А потом самец бережно положил детеныша на землю и все орангутанги по очереди обнюхали неподвижное изувеченное тельце, как будто попрощались, и гуськом ушли прочь, ссутуленные эволюцией, нелепые, мгновенно и счастливо все забывшие, потому что забыть для них — это и означало жить. Жалко, правда? — спросил Лужбин, часто смаргивая — как все осознанно жесткие люди, он охотно лил слезы по пустякам. Лидочка согласно кивнула. Плакать от жалости ее отучили еще в училище, в девять лет. Персик хочешь? — Лужбин смущенно потянулся к тарелке с фруктами, вот черт, разнюнился, как баба.
Дети устроены крепко, очень крепко. Сколько ни пыталась повзрослевшая Лидочка вспомнить лето восемьдесят пятого года не до, а после 24 июля — не получалось ничего, кроме болезненных и ярких вспышек. Покрывало на кровати в номере — бело-голубое, в цветах. Папа, целые сутки пролежавший на соседней кровати — лицом к стене, на затылке — сквозь рыжеватый пух — розовая, беззащитная кожа. В самолете — Лидочка первый раз в жизни летела в самолете! — затянутая в синее и очень красивая тетенька разносила на подносе леденцы «Взлетные» — махонькие, вдвое меньше обычных, удивительные.
Кто тогда взвалил на себя все невозможные хлопоты, кто собирал документы, добывал гроб, кто помог перевезти его через всю страну — кто?
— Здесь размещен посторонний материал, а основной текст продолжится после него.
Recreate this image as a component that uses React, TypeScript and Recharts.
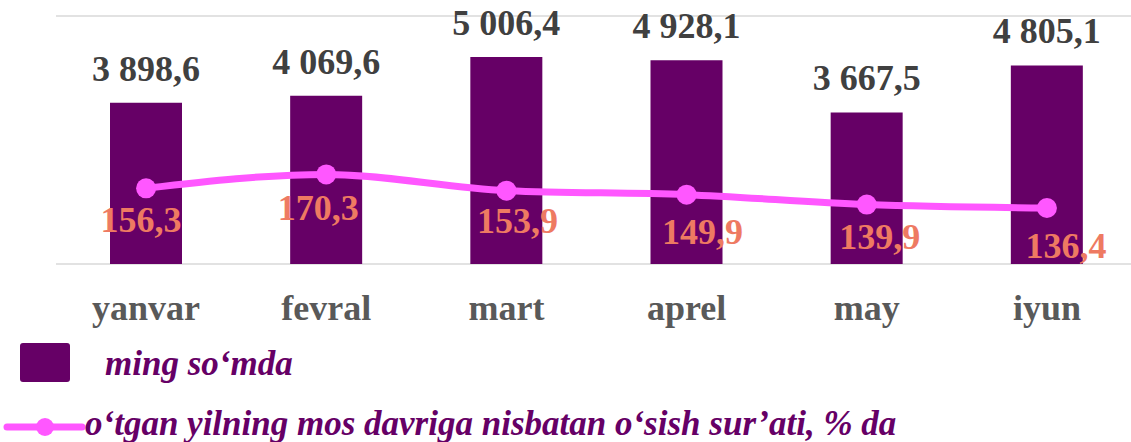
import React from 'react';
import { ComposedChart, Bar, Line, XAxis, YAxis, CartesianGrid, LabelList } from 'recharts';

const MONTHS = ['yanvar', 'fevral', 'mart', 'aprel', 'may', 'iyun'];
const AMOUNT = [3898.6, 4069.6, 5006.4, 4928.1, 3667.5, 4805.1];
const GROWTH = [156.3, 170.3, 153.9, 149.9, 139.9, 136.4];
const AMOUNT_TICKS = [0, 2000, 4000, 6000];

const BAR_LABEL = "ming so\u2018mda";
const LINE_LABEL = "o\u2018tgan yilning mos davriga nisbatan o\u2018sish sur\u2019ati, % da";

// hand-placed label nudges from the source (Excel moved them a bit)
const GROWTH_LABEL_NUDGE: [number, number][] = [[-5, 0], [-8, 2], [11, -1], [16, 6], [13, 1], [19, 6]];

const PURPLE = '#660066';
const PINK = '#FF57FF';
const SALMON = '#EE7A62';
const INK = '#404040';
const AXIS_INK = '#595959';
const GRID = '#d9d9d9';
const FONT = 'Liberation Serif';

const fmt = (v: number) => {
    const [i, d] = v.toFixed(1).split('.');
    return i.replace(/\B(?=(\d{3})+(?!\d))/g, ' ') + ',' + d;
};

const data = MONTHS.map((m, i) => ({ month: m, amount: AMOUNT[i], growth: GROWTH[i] }));

const GrowthLabel = (props: any) => {
    const { x, y, index, value } = props;
    const [dx, dy] = GROWTH_LABEL_NUDGE[index] || [0, 0];
    return (
        <text x={x + dx} y={y + 18 + dy} dy="0.71em" textAnchor="middle" fill={SALMON}
            fontSize={36} fontWeight="bold" fontFamily={FONT}>{fmt(value)}</text>
    );
};

export default function App() {
    return (
        <div style={{ position: 'absolute', left: 0, top: 0, width: 1131, height: 442, overflow: 'hidden', background: '#fff', fontFamily: FONT }}>
            <ComposedChart width={1140} height={442} data={data} margin={{ top: 16, right: 3, left: 56, bottom: 118 }}>
                <CartesianGrid stroke={GRID} strokeWidth={1.5} vertical={false} />
                <XAxis dataKey="month" height={60} axisLine={false} tickLine={false} tickMargin={24}
                    tick={{ fontSize: 36, fontWeight: 'bold', fill: AXIS_INK, fontFamily: FONT }} interval={0} />
                <YAxis yAxisId="amt" hide domain={[0, 6000]} ticks={AMOUNT_TICKS} />
                <YAxis yAxisId="pct" hide orientation="right" domain={[80, 330]} />
                <Bar yAxisId="amt" dataKey="amount" fill={PURPLE} barSize={72} isAnimationActive={false}>
                    <LabelList dataKey="amount" position="top" offset={22} formatter={(v: any) => fmt(Number(v))}
                        fontSize={36} fontWeight="bold" fill={INK} fontFamily={FONT} />
                </Bar>
                <Line yAxisId="pct" dataKey="growth" type="monotone" stroke={PINK} strokeWidth={7}
                    dot={{ r: 10, fill: PINK, stroke: 'none' }} activeDot={false} isAnimationActive={false}>
                    <LabelList dataKey="growth" content={GrowthLabel} />
                </Line>
            </ComposedChart>
            <svg width={1131} height={112} style={{ position: 'absolute', left: 0, top: 330 }}>
                <rect x={20} y={13} width={50} height={39} rx={3} fill={PURPLE} />
                <text x={105} y={45} fontSize={35} fontWeight="bold" fontStyle="italic" fill={PURPLE} fontFamily={FONT}>{BAR_LABEL}</text>
                <line x1={7} y1={97} x2={82} y2={97} stroke={PINK} strokeWidth={7} strokeLinecap="round" />
                <circle cx={45} cy={97} r={9} fill={PINK} />
                <text x={85} y={105} fontSize={35} fontWeight="bold" fontStyle="italic" fill={PURPLE} fontFamily={FONT}>{LINE_LABEL}</text>
            </svg>
        </div>
    );
}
Лидочка так и не узнала. На похороны ее не взяли, и она — под присмотром молчаливой, оснащенной вязальными спицами соседки — осталась дома и степенно играла со своими куклами. Куклы варили суп и ходили в гости, а гэдээровская Леля с золотыми скрипучими волосами даже вышла замуж за зайца. Она была ростом чуть поменьше самой Лидочки, эта Леля, так что мамочка даже перешила ей одно из Лидочкиных платьев — белое, праздничное, с ужасным ожогом на груди от неосторожного утюга.
Когда зазвенел дверной звонок, Лидочка как раз соображала, кого назначить Леле и зайцу в ребеночки — лупоглазого щенка или пластмассового Гурвинека, у которого двигались ручки.